An Egyptian father and his son have been detained unlawfully since 2013 as part of the political persecution of ex-aides to the country’s first democratically elected President Mohammed Morsi, and should be freed immediately and compensated, a U.N. human rights experts said.
The U.N. Working Group on Arbitrary Detention posted its findings last week after examining the cases of former Morsi adviser Essam al-Haddad and his son Gihad. The panel said that Egyptian authorities had not responded to its inquiries.

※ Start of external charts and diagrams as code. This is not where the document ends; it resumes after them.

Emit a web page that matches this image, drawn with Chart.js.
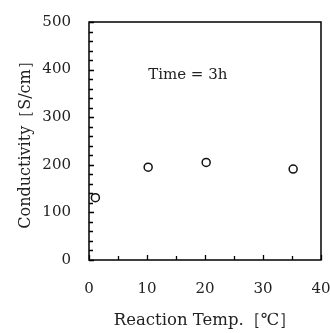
<!DOCTYPE html>
<html>
<head>
<meta charset="utf-8">
<script src="https://cdn.jsdelivr.net/npm/chart.js@4/dist/chart.umd.min.js"></script>
<style>
html,body{margin:0;padding:0;background:#fff;}
#wrap{width:330px;height:333px;position:relative;}
</style>
</head>
<body>
<div id="wrap"><canvas id="c" width="330" height="333"></canvas></div>
<script>
const temps = [1.1, 10.2, 20.2, 35.2];
const conductivity = [131, 195, 205, 191];
const xTickValues = [0, 10, 20, 30, 40];
const yTickValues = [0, 100, 200, 300, 400, 500];
const annotationText = 'Time = 3h';
const xTitle = 'Reaction Temp.［℃］';
const yTitle = 'Conductivity［S/cm］';

const SERIF = '"DejaVu Serif", "Liberation Serif", serif';

const frameAndTicks = {
  id: 'frameAndTicks',
  afterDraw(chart) {
    const {ctx, chartArea: a, scales} = chart;
    const xs = scales.x, ys = scales.y;
    ctx.save();
    ctx.strokeStyle = '#000';
    ctx.lineWidth = 1.5;
    ctx.strokeRect(a.left, a.top, a.right - a.left, a.bottom - a.top);
    ctx.lineWidth = 1.3;
    ctx.beginPath();
    for (let v = xs.min; v <= xs.max; v += 5) {
      const px = Math.round(xs.getPixelForValue(v)) + 0.5;
      const len = (v % 10 === 0) ? 5 : 4;
      ctx.moveTo(px, a.bottom);
      ctx.lineTo(px, a.bottom - len);
    }
    for (let v = ys.min; v <= ys.max; v += 20) {
      const py = Math.round(ys.getPixelForValue(v)) + 0.5;
      const len = (v % 100 === 0) ? 5 : 4;
      ctx.moveTo(a.left, py);
      ctx.lineTo(a.left + len, py);
    }
    ctx.stroke();
    ctx.fillStyle = '#222';
    ctx.font = '15px ' + SERIF;
    ctx.textAlign = 'left';
    ctx.textBaseline = 'middle';
    ctx.fillText(annotationText, xs.getPixelForValue(10.2), ys.getPixelForValue(388));
    ctx.restore();
  }
};

new Chart(document.getElementById('c'), {
  type: 'scatter',
  data: {
    datasets: [{
      data: temps.map((t, i) => ({x: t, y: conductivity[i]})),
      pointStyle: 'circle',
      pointRadius: 4,
      pointBorderWidth: 1.5,
      pointBorderColor: '#111',
      pointBackgroundColor: '#fff',
      showLine: false
    }]
  },
  options: {
    responsive: false,
    animation: false,
    devicePixelRatio: 1,
    layout: {padding: {left: 0, right: 9, top: 22, bottom: 0}},
    plugins: {legend: {display: false}, tooltip: {enabled: false}},
    scales: {
      x: {
        type: 'linear', min: 0, max: 40,
        afterBuildTicks(s) { s.ticks = xTickValues.map(v => ({value: v})); },
        afterFit(s) { s.height = 73; s.paddingLeft = 0; s.paddingRight = 0; },
        grid: {display: false, drawTicks: false},
        border: {display: false},
        ticks: {padding: 20, color: '#222', font: {family: SERIF, size: 15}},
        title: {display: true, text: xTitle, color: '#222', font: {family: SERIF, size: 16.5}, padding: {top: 0, bottom: 2}}
      },
      y: {
        type: 'linear', min: 0, max: 500,
        afterBuildTicks(s) { s.ticks = yTickValues.map(v => ({value: v})); },
        afterFit(s) { s.width = 89; s.paddingTop = 0; s.paddingBottom = 0; },
        grid: {display: false, drawTicks: false},
        border: {display: false},
        ticks: {padding: 18, color: '#222', font: {family: SERIF, size: 15}},
        title: {display: true, text: yTitle, color: '#222', font: {family: SERIF, size: 16}, padding: {top: 16, bottom: 0}}
      }
    }
  },
  plugins: [frameAndTicks]
});
</script>
</body>
</html>
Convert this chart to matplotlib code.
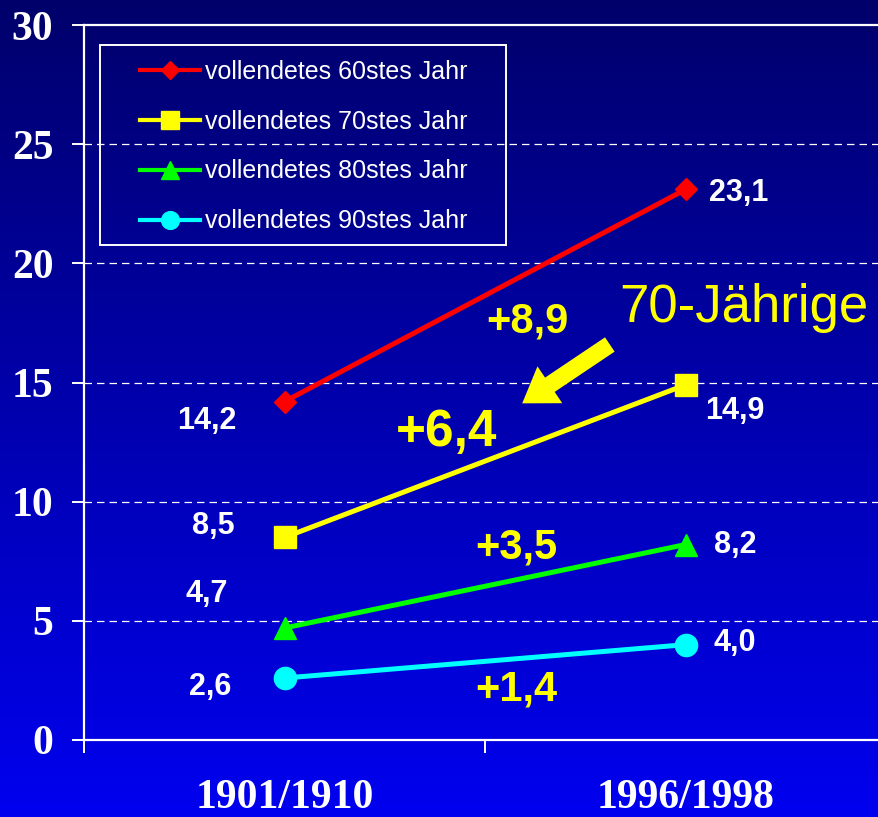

In 2013, the then-Defense Minister Gen. Abdel-Fattah el-Sissi led a bloody military coup, ousting President Morsi. Since then, a harsh crackdown on dissidents, not only the Muslim Brotherhood but anyone who opposed el-Sissi, has commenced.
The latest constitutional referendum last month paved the way for el-Sissi to remain in power until 2030. Despite the country’s struggle for economic improvement, human rights violations have become increasingly alarming.
The death of former President Morsi has put the spotlight on the dire conditions faced by political prisoners in the country. There are approximately 60,000 political prisoners in Egypt. According to the Arab Organization for Human Rights, over 700 Egyptian prisoners have died as a result of medical negligence since 2011. Human rights groups have said conditions in the detention centers, including medical and nutritional supplies, are insufficient.
Likewise, in an article by Maged Mandour published by Sada, an online platform under Carnegie International, it is believed that Egyptian security forces deliberately deprive the detainees of food so they die of starvation.